Trois mois de violences en Turquie

Cette double explosion intervient à trois semaines des élections législatives anticipées prévues le 1er novembre, sur fond d'affrontements meurtriers et quotidiens entre les forces de sécurité turques et les rebelles du Parti des travailleurs du Kurdistan (PKK) dans le sud-est à majorité kurde du pays.

Le 20 juillet dernier, un attentat suicide attribué au groupe Etat islamique (EI) avait fait 32 morts parmi des militants de la cause prokurde dans la ville de Suruç, toute proche de la frontière syrienne.

Dans la foulée de l'attentat de Suruç, de violents affrontements ont repris entre l'armée turque et les rebelles du PKK, qui ont fait voler en éclat un fragile cessez-le-feu qui tenait depuis mars 2013.

Plus de 150 policiers ou soldats ont été tués depuis dans des attentats attribués au PKK, alors que les autorités turques affirment avoir «éliminé» plus de 2 000 membres du groupe rebelle lors de leurs opérations de représailles.

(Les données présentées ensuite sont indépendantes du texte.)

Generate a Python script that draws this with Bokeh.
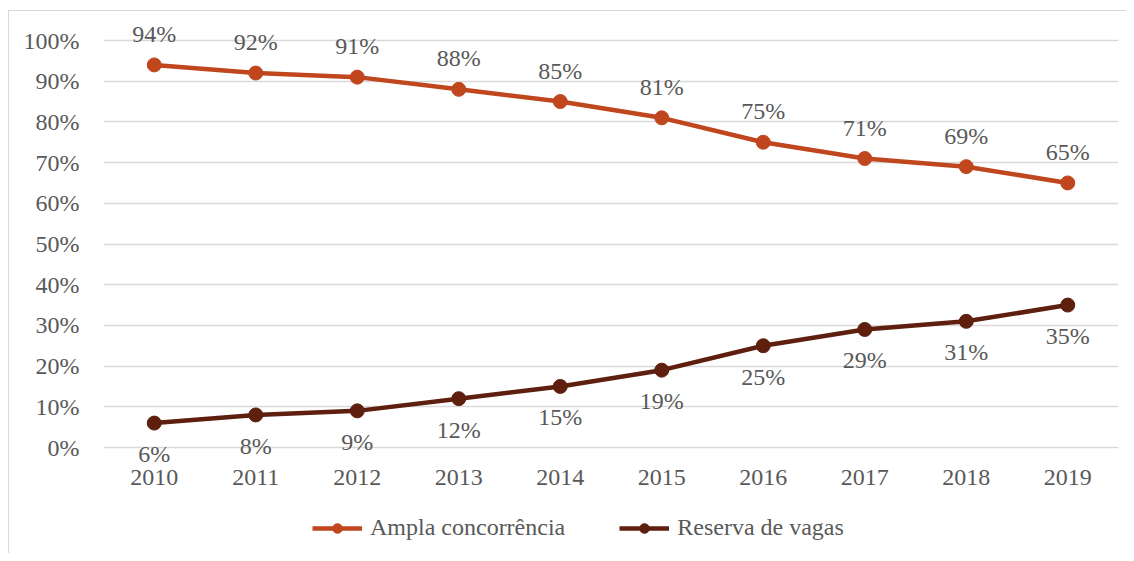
from bokeh.plotting import figure
from bokeh.layouts import column
from bokeh.models import Range1d, FixedTicker, NumeralTickFormatter, ColumnDataSource, LabelSet, Legend, LegendItem
from bokeh.embed import file_html
from bokeh.resources import INLINE
from bokeh.core.properties import value

years = [2010, 2011, 2012, 2013, 2014, 2015, 2016, 2017, 2018, 2019]
ampla = [0.94, 0.92, 0.91, 0.88, 0.85, 0.81, 0.75, 0.71, 0.69, 0.65]
reserva = [0.06, 0.08, 0.09, 0.12, 0.15, 0.19, 0.25, 0.29, 0.31, 0.35]
series_names = ["Ampla concorrência", "Reserva de vagas"]
colors = ["#C0461E", "#5E1F0E"]

FONT = "Liberation Serif"
GRAY = "#595959"
FS = "24px"

p = figure(width=1117, height=542, output_backend="svg", toolbar_location=None,
           x_range=Range1d(2009.5, 2019.5), y_range=Range1d(-106 / 407, 1 + 26 / 407),
           min_border_left=94, min_border_right=8, min_border_top=3, min_border_bottom=0)
p.outline_line_color = None
p.xgrid.grid_line_color = None
p.ygrid.grid_line_color = "#d9d9d9"
p.ygrid.grid_line_width = 1.5

p.yaxis.ticker = FixedTicker(ticks=[i / 10 for i in range(11)])
p.yaxis.formatter = NumeralTickFormatter(format="0%")
p.xaxis.ticker = FixedTicker(ticks=years)
p.xaxis.fixed_location = 0
for ax in (p.xaxis, p.yaxis):
    ax.axis_line_color = None
    ax.major_tick_line_color = None
    ax.minor_tick_line_color = None
    ax.major_label_text_font = FONT
    ax.major_label_text_font_size = FS
    ax.major_label_text_color = GRAY
p.xaxis.major_label_standoff = 16
p.yaxis.major_label_standoff = 18

items = []
for vals, name, col, off in [(ampla, series_names[0], colors[0], 31),
                              (reserva, series_names[1], colors[1], -31)]:
    src = ColumnDataSource(dict(x=years, y=vals, lab=[f"{round(v*100)}%" for v in vals]))
    r1 = p.line("x", "y", source=src, line_color=col, line_width=4.5)
    r2 = p.scatter("x", "y", source=src, size=14, fill_color=col, line_color=col)
    items.append(LegendItem(label=name, renderers=[r1, r2]))
    p.add_layout(LabelSet(x="x", y="y", text="lab", source=src, y_offset=off,
                          text_align="center", text_baseline="middle",
                          text_font=value(FONT), text_font_size=FS, text_color=GRAY))

legend = Legend(items=items, orientation="horizontal", location=(209, 12),
                label_text_font=FONT, label_text_font_size=FS, label_text_color=GRAY,
                glyph_width=50, glyph_height=24, label_height=24, label_standoff=8,
                spacing=54, border_line_color=None, background_fill_alpha=0,
                margin=0, padding=0)
p.add_layout(legend)

layout = column(p, spacing=0, margin=(10, 0, 0, 8),
                styles={"border-left": "1px solid #d9d9d9", "border-top": "1px solid #d9d9d9"})

open("out.html", "w").write(file_html(layout, INLINE))
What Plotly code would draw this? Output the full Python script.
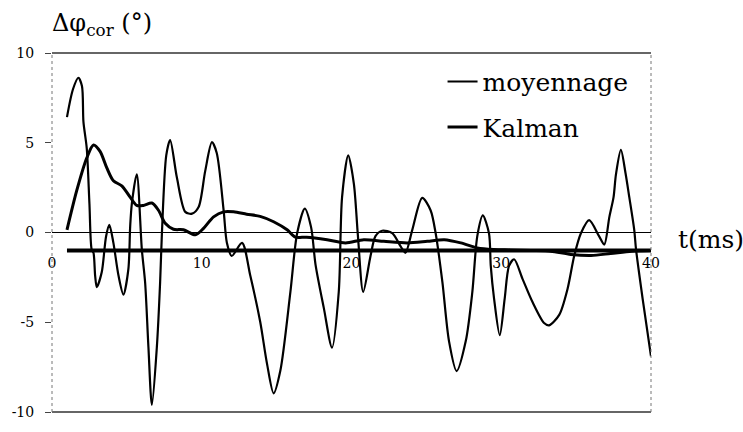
import plotly.graph_objects as go

# ---- data ----
t_moy = [1.0, 1.4, 1.76, 2.0, 2.1, 2.32, 2.5, 2.65, 2.77, 2.88, 2.99, 3.32, 3.61, 3.83, 4.1, 4.44, 4.77,
         5.1, 5.22, 5.33, 5.66, 6.0, 6.22, 6.44, 6.67, 7.0, 7.22, 7.34, 7.63, 7.89, 8.34, 8.9, 9.35, 9.79,
         10.23, 10.68, 11.0, 11.46, 11.68, 12.0, 12.69, 13.24, 13.9, 14.36, 14.8, 15.25, 15.92, 16.37,
         16.88, 17.3, 17.6, 18.15, 18.7, 19.15, 19.37, 19.78, 20.16, 20.43, 20.78, 21.27, 21.6, 22.05,
         22.72, 23.28, 23.6, 24.06, 24.72, 25.28, 25.62, 26.07, 26.51, 27.02, 27.63, 28.07, 28.4, 28.77,
         29.18, 29.3, 29.52, 29.9, 30.23, 30.52, 30.86, 31.42, 32.08, 32.86, 33.2, 33.87, 34.43, 34.87,
         35.32, 35.87, 36.54, 36.88, 37.22, 37.5, 37.66, 37.99, 38.3, 38.55, 38.88, 39.0, 39.44, 40.0]
y_moy = [6.43, 7.98, 8.62, 8.16, 6.16, 4.7, 1.6, -0.95, -1.13, -2.4, -3.04, -2.22, -0.22, 0.42, -0.58,
         -2.4, -3.46, -2.04, 0.33, 1.6, 3.24, -0.95, -2.8, -6.4, -9.6, -6.4, -2.77, -0.04, 4.3, 5.15,
         3.06, 1.15, 1.05, 1.42, 3.42, 5.03, 4.43, 1.24, -0.58, -1.31, -0.58, -2.4, -4.96, -7.32, -8.96,
         -7.69, -3.31, -0.04, 1.33, 0.3, -1.8, -4.2, -6.41, -3.3, 1.97, 4.3, 2.7, -0.2, -3.31, -1.31,
         -0.2, 0.1, -0.04, -0.77, -1.13, 0.15, 1.93, 1.24, -0.04, -2.77, -6.05, -7.72, -6.05, -3.31,
         -0.2, 0.95, -0.04, -1.86, -3.68, -5.72, -3.68, -1.86, -1.49, -2.58, -3.86, -5.04, -5.17, -4.59,
         -3.13, -1.31, -0.04, 0.69, -0.22, -0.67, 0.87, 1.97, 3.24, 4.6, 3.3, 1.97, 0.15, -0.94, -3.68, -6.9]

t_kal = [1.0, 1.65, 2.32, 2.77, 3.21, 3.66, 4.1, 4.66, 5.22, 5.66, 6.1, 6.67, 7.11, 7.56, 8.11, 8.78,
         9.57, 10.12, 10.79, 11.46, 12.13, 13.0, 13.9, 14.8, 15.7, 16.25, 17.0, 18.37, 19.6, 20.82,
         22.16, 23.72, 25.06, 26.2, 27.3, 28.4, 29.5, 30.6, 32.0, 33.3, 34.65, 36.0, 37.3, 38.7, 40.0]
y_kal = [0.15, 2.33, 4.15, 4.88, 4.52, 3.6, 2.88, 2.6, 1.97, 1.51, 1.51, 1.64, 1.24, 0.51, 0.18, 0.15,
         -0.13, 0.23, 0.87, 1.15, 1.15, 1.02, 0.9, 0.6, 0.15, -0.26, -0.26, -0.4, -0.58, -0.4,
         -0.49, -0.58, -0.49, -0.4, -0.58, -0.86, -0.95, -0.97, -1.0, -1.04, -1.22, -1.28, -1.17, -1.04, -1.0]

t_ref = [1.0, 40.0]
y_ref = [-1.0, -1.0]

x_ticks = [0, 10, 20, 30, 40]
y_ticks = [-10, -5, 0, 5, 10]

SERIF = "DejaVu Serif"

fig = go.Figure()
fig.add_trace(go.Scatter(x=t_moy, y=y_moy, mode="lines", name="moyennage", legendgroup="a",
                         line=dict(color="black", width=2.2, shape="spline", smoothing=0.8)))
fig.add_trace(go.Scatter(x=t_kal, y=y_kal, mode="lines", name="Kalman", legendgroup="b",
                         line=dict(color="black", width=3, shape="spline", smoothing=0.8)))
fig.add_trace(go.Scatter(x=t_ref, y=y_ref, mode="lines", showlegend=False,
                         line=dict(color="black", width=4)))

fig.update_layout(
    width=743, height=432,
    margin=dict(l=52, r=92, t=53, b=13),
    paper_bgcolor="white", plot_bgcolor="white",
    font=dict(family=SERIF, color="black"),
    showlegend=True,
    legend=dict(x=0.652, y=0.984, xanchor="left", yanchor="top",
                font=dict(family=SERIF, size=25, color="black"),
                bgcolor="rgba(0,0,0,0)", tracegroupgap=10, itemwidth=30),
    xaxis=dict(range=[0, 40], tickvals=x_ticks, ticktext=[str(v) for v in x_ticks],
               anchor="free", position=0.45, showline=False, showgrid=False, zeroline=False,
               ticks="", tickfont=dict(family=SERIF, size=14, color="black"), ticklabelstandoff=3),
    yaxis=dict(range=[-10, 10], tickvals=y_ticks, ticktext=[str(v) for v in y_ticks],
               showline=False, showgrid=False, zeroline=True, zerolinecolor="black", zerolinewidth=1,
               ticks="outside", ticklen=6, tickcolor="#444", tickwidth=1,
               tickfont=dict(family=SERIF, size=14, color="black"), ticklabelstandoff=8),
    shapes=[
        dict(type="line", xref="paper", yref="paper", x0=0, x1=1, y0=1, y1=1,
             line=dict(color="#333", width=1.3)),
        dict(type="line", xref="paper", yref="paper", x0=0, x1=1, y0=0, y1=0,
             line=dict(color="#333", width=1.3)),
        dict(type="line", xref="paper", yref="paper", x0=0, x1=0, y0=0, y1=1,
             line=dict(color="#777", width=1, dash="dot")),
        dict(type="line", xref="paper", yref="paper", x0=1, x1=1, y0=0, y1=1,
             line=dict(color="#777", width=1, dash="dot")),
    ],
    annotations=[
        dict(text="Δφ<sub>cor</sub> (°)", xref="paper", yref="paper", x=-0.003, y=1.03,
             xanchor="left", yanchor="bottom", showarrow=False,
             font=dict(family=SERIF, size=24, color="black")),
        dict(text="t(ms)", xref="paper", yref="y", x=1.042, y=-0.4,
             xanchor="left", yanchor="middle", showarrow=False,
             font=dict(family=SERIF, size=25, color="black")),
    ],
)

fig.write_html("out.html")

Lors du scrutin législatif du 7 juin dernier, le parti du président islamo-conservateur Recep Tayyip Erdogan a perdu la majorité absolue qu'il détenait depuis treize ans au Parlement, notamment en raison du bon score réalisé par le HDP.

Après l'échec des négociations pour la formation d'un gouvernement de coalition, il a convoqué des élections anticipées pour le 1er novembre.